By the time Prabal Gurung showed his first collection in February 2009, he also knew inclusion on the Fashion Calendar was both mandatory and a hallmark of legitimacy in the industry. “We worked with Ruth for a number of years – she was our go-to for Fashion Week,” he says. “Ruth was a female industry leader, something so rare and still so impactful and special in our industry. She democratized the fashion industry and is responsible for helping to shape New York into the diverse, open city it is. She helped make this city the place where I was able to achieve my American dream. Ruth was a fearless industry leader and a true inspiration. It was an honor to have known her, and she will be missed.”

Through almost seven decades of assembling the bi-weekly calendar, Finley kept the process simple: She accepted phone calls and wrote events and dates on 3-by-5-inch index cards, which then were compiled into the document. “She was organizing a very complicated thing in a time before there were apps and spreadsheets and computers,” Kolb notes. “I think her idea of modernizing at a certain point was to get a fax machine. She believed in the power of that pink paper. There are a lot of people who have hung onto their Fashion Calendars over the years, and in some ways they’re a historical archive of the industry.” (Finley is due to get the documentary treatment soon, in the upcoming film, Ruth Finley's Fashion Calendar, by Christian D. Bruun.)
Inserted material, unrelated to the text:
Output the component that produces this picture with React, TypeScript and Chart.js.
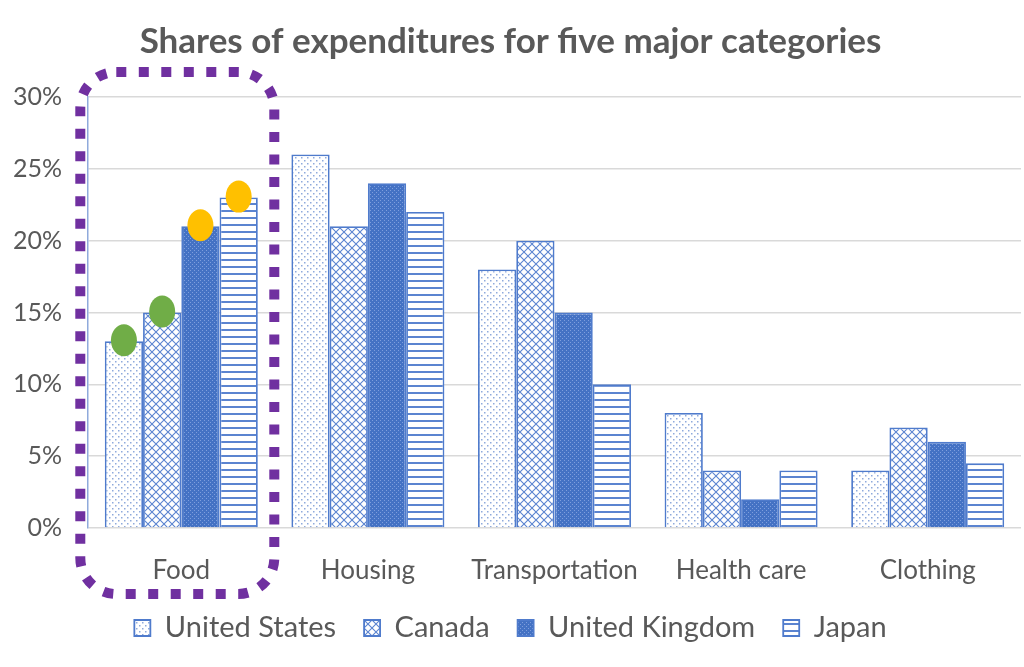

Finley turned the Fashion Calendar over to the CFDA in 2014; already in her early 90s, the task, she had finally decided, was becoming too great. Turning the calendar into a digital subscription service was an easy decision, Kolb says, with fashion designers, PR firms and others now submitting their events via an online form. “Ruth probably didn’t love that we went digital,” he says. “That didn’t come easy; she basically trusted us to adopt her baby. We had maybe a month of printed schedules before we shifted over, but [going digital] was an obvious decision when we acquired it.”

Finley accepted a CFDA Board of Directors Award from von Furstenberg in 2014 and was still a presence at New York Fashion Week, attending shows with the help of an assistant and accepting greetings from well-wishers after she had been shown to her seat. When she stopped by the CFDA offices recently, Kolb says an employee in his early 20s was beyond excited to have his photo taken with her, a sign that Finley’s legacy transcended generations.

“The history of Fashion Week can’t be told without Ruth Finley’s name appearing in bold print in that story,” Kolb says. “There wasn’t a designer of the last 70 years who wasn’t influenced or advised by her. She was the glue and the structure of Fashion Week, and she held that position for much longer than a lot of people would have stayed involved. But she did it because she loved fashion.”